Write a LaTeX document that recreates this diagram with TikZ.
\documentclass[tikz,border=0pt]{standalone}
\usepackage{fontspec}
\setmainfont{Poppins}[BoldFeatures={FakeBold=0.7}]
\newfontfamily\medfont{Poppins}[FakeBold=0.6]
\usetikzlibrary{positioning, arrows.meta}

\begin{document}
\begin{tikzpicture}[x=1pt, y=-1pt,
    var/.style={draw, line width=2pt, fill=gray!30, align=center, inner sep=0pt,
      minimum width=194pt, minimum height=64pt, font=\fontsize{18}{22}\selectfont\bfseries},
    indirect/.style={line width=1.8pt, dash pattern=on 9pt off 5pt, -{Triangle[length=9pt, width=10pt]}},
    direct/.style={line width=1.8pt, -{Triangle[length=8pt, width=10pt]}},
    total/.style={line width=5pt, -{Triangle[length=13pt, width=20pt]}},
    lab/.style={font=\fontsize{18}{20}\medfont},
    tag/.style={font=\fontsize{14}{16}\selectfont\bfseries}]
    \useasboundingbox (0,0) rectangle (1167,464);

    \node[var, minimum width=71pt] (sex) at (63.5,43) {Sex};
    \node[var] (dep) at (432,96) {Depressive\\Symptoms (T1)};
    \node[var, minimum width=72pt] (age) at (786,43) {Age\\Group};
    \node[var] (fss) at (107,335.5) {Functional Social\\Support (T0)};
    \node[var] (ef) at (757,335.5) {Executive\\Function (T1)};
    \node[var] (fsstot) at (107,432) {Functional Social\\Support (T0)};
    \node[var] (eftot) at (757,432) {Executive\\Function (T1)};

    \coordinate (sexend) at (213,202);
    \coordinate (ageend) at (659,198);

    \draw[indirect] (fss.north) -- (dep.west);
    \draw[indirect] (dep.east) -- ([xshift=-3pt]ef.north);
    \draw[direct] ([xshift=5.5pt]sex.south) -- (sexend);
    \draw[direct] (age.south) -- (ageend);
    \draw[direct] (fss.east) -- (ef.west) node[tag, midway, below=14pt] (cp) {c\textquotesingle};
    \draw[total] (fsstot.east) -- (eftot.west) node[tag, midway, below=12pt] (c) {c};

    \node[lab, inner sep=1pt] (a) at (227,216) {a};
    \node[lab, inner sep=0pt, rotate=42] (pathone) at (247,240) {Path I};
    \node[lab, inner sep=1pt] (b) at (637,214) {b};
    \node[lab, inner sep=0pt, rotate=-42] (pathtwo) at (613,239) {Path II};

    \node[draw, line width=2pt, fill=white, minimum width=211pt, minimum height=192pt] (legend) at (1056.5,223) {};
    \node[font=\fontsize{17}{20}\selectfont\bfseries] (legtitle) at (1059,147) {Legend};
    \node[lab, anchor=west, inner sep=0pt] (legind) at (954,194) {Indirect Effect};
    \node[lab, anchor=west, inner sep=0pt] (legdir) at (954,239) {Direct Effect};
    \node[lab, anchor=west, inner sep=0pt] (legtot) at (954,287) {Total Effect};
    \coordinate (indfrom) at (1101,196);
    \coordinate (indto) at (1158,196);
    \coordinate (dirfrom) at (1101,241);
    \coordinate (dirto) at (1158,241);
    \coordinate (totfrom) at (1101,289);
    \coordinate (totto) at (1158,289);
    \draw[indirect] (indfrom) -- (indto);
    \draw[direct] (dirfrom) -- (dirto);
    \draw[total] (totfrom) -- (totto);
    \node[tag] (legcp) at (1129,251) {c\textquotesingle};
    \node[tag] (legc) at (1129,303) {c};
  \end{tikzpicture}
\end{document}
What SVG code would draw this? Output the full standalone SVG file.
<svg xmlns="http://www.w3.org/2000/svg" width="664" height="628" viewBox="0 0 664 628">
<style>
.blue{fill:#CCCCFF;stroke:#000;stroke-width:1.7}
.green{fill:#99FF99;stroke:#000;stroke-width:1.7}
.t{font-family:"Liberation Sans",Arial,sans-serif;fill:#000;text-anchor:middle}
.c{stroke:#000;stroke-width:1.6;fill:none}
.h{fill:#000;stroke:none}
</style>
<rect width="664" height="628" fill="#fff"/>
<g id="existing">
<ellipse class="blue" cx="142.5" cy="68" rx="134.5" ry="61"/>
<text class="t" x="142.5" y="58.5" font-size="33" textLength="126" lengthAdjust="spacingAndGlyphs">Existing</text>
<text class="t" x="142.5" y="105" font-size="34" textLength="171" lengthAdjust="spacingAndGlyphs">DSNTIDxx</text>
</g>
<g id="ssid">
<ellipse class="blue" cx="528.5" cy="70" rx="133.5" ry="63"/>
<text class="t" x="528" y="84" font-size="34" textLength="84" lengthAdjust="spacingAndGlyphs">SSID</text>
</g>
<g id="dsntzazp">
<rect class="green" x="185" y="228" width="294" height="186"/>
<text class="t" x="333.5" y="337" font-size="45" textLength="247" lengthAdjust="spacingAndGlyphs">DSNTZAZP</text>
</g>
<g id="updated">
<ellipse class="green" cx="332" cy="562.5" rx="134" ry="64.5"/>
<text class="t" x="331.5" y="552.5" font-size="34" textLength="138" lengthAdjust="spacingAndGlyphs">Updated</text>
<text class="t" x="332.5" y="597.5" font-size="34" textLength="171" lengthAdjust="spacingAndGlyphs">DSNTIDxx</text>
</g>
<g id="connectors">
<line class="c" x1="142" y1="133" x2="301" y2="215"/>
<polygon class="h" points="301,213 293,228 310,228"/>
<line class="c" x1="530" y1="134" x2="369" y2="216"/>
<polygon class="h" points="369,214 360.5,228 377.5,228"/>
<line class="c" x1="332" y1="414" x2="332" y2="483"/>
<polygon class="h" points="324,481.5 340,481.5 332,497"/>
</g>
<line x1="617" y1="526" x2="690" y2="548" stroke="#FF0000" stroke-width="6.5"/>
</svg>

▸ **Brief**
Working from the material above, retype it in its entirety without change.

▸ **Finished answer**
Write a LaTeX document that recreates this diagram with TikZ.
\documentclass[tikz,border=0pt]{standalone}
\usepackage{fontspec}
\setmainfont{Poppins}[BoldFeatures={FakeBold=0.7}]
\newfontfamily\medfont{Poppins}[FakeBold=0.6]
\usetikzlibrary{positioning, arrows.meta}

\begin{document}
\begin{tikzpicture}[x=1pt, y=-1pt,
    var/.style={draw, line width=2pt, fill=gray!30, align=center, inner sep=0pt,
      minimum width=194pt, minimum height=64pt, font=\fontsize{18}{22}\selectfont\bfseries},
    indirect/.style={line width=1.8pt, dash pattern=on 9pt off 5pt, -{Triangle[length=9pt, width=10pt]}},
    direct/.style={line width=1.8pt, -{Triangle[length=8pt, width=10pt]}},
    total/.style={line width=5pt, -{Triangle[length=13pt, width=20pt]}},
    lab/.style={font=\fontsize{18}{20}\medfont},
    tag/.style={font=\fontsize{14}{16}\selectfont\bfseries}]
    \useasboundingbox (0,0) rectangle (1167,464);

    \node[var, minimum width=71pt] (sex) at (63.5,43) {Sex};
    \node[var] (dep) at (432,96) {Depressive\\Symptoms (T1)};
    \node[var, minimum width=72pt] (age) at (786,43) {Age\\Group};
    \node[var] (fss) at (107,335.5) {Functional Social\\Support (T0)};
    \node[var] (ef) at (757,335.5) {Executive\\Function (T1)};
    \node[var] (fsstot) at (107,432) {Functional Social\\Support (T0)};
    \node[var] (eftot) at (757,432) {Executive\\Function (T1)};

    \coordinate (sexend) at (213,202);
    \coordinate (ageend) at (659,198);

    \draw[indirect] (fss.north) -- (dep.west);
    \draw[indirect] (dep.east) -- ([xshift=-3pt]ef.north);
    \draw[direct] ([xshift=5.5pt]sex.south) -- (sexend);
    \draw[direct] (age.south) -- (ageend);
    \draw[direct] (fss.east) -- (ef.west) node[tag, midway, below=14pt] (cp) {c\textquotesingle};
    \draw[total] (fsstot.east) -- (eftot.west) node[tag, midway, below=12pt] (c) {c};

    \node[lab, inner sep=1pt] (a) at (227,216) {a};
    \node[lab, inner sep=0pt, rotate=42] (pathone) at (247,240) {Path I};
    \node[lab, inner sep=1pt] (b) at (637,214) {b};
    \node[lab, inner sep=0pt, rotate=-42] (pathtwo) at (613,239) {Path II};

    \node[draw, line width=2pt, fill=white, minimum width=211pt, minimum height=192pt] (legend) at (1056.5,223) {};
    \node[font=\fontsize{17}{20}\selectfont\bfseries] (legtitle) at (1059,147) {Legend};
    \node[lab, anchor=west, inner sep=0pt] (legind) at (954,194) {Indirect Effect};
    \node[lab, anchor=west, inner sep=0pt] (legdir) at (954,239) {Direct Effect};
    \node[lab, anchor=west, inner sep=0pt] (legtot) at (954,287) {Total Effect};
    \coordinate (indfrom) at (1101,196);
    \coordinate (indto) at (1158,196);
    \coordinate (dirfrom) at (1101,241);
    \coordinate (dirto) at (1158,241);
    \coordinate (totfrom) at (1101,289);
    \coordinate (totto) at (1158,289);
    \draw[indirect] (indfrom) -- (indto);
    \draw[direct] (dirfrom) -- (dirto);
    \draw[total] (totfrom) -- (totto);
    \node[tag] (legcp) at (1129,251) {c\textquotesingle};
    \node[tag] (legc) at (1129,303) {c};
  \end{tikzpicture}
\end{document}
What SVG code would draw this? Output the full standalone SVG file.
<svg xmlns="http://www.w3.org/2000/svg" width="664" height="628" viewBox="0 0 664 628">
<style>
.blue{fill:#CCCCFF;stroke:#000;stroke-width:1.7}
.green{fill:#99FF99;stroke:#000;stroke-width:1.7}
.t{font-family:"Liberation Sans",Arial,sans-serif;fill:#000;text-anchor:middle}
.c{stroke:#000;stroke-width:1.6;fill:none}
.h{fill:#000;stroke:none}
</style>
<rect width="664" height="628" fill="#fff"/>
<g id="existing">
<ellipse class="blue" cx="142.5" cy="68" rx="134.5" ry="61"/>
<text class="t" x="142.5" y="58.5" font-size="33" textLength="126" lengthAdjust="spacingAndGlyphs">Existing</text>
<text class="t" x="142.5" y="105" font-size="34" textLength="171" lengthAdjust="spacingAndGlyphs">DSNTIDxx</text>
</g>
<g id="ssid">
<ellipse class="blue" cx="528.5" cy="70" rx="133.5" ry="63"/>
<text class="t" x="528" y="84" font-size="34" textLength="84" lengthAdjust="spacingAndGlyphs">SSID</text>
</g>
<g id="dsntzazp">
<rect class="green" x="185" y="228" width="294" height="186"/>
<text class="t" x="333.5" y="337" font-size="45" textLength="247" lengthAdjust="spacingAndGlyphs">DSNTZAZP</text>
</g>
<g id="updated">
<ellipse class="green" cx="332" cy="562.5" rx="134" ry="64.5"/>
<text class="t" x="331.5" y="552.5" font-size="34" textLength="138" lengthAdjust="spacingAndGlyphs">Updated</text>
<text class="t" x="332.5" y="597.5" font-size="34" textLength="171" lengthAdjust="spacingAndGlyphs">DSNTIDxx</text>
</g>
<g id="connectors">
<line class="c" x1="142" y1="133" x2="301" y2="215"/>
<polygon class="h" points="301,213 293,228 310,228"/>
<line class="c" x1="530" y1="134" x2="369" y2="216"/>
<polygon class="h" points="369,214 360.5,228 377.5,228"/>
<line class="c" x1="332" y1="414" x2="332" y2="483"/>
<polygon class="h" points="324,481.5 340,481.5 332,497"/>
</g>
<line x1="617" y1="526" x2="690" y2="548" stroke="#FF0000" stroke-width="6.5"/>
</svg>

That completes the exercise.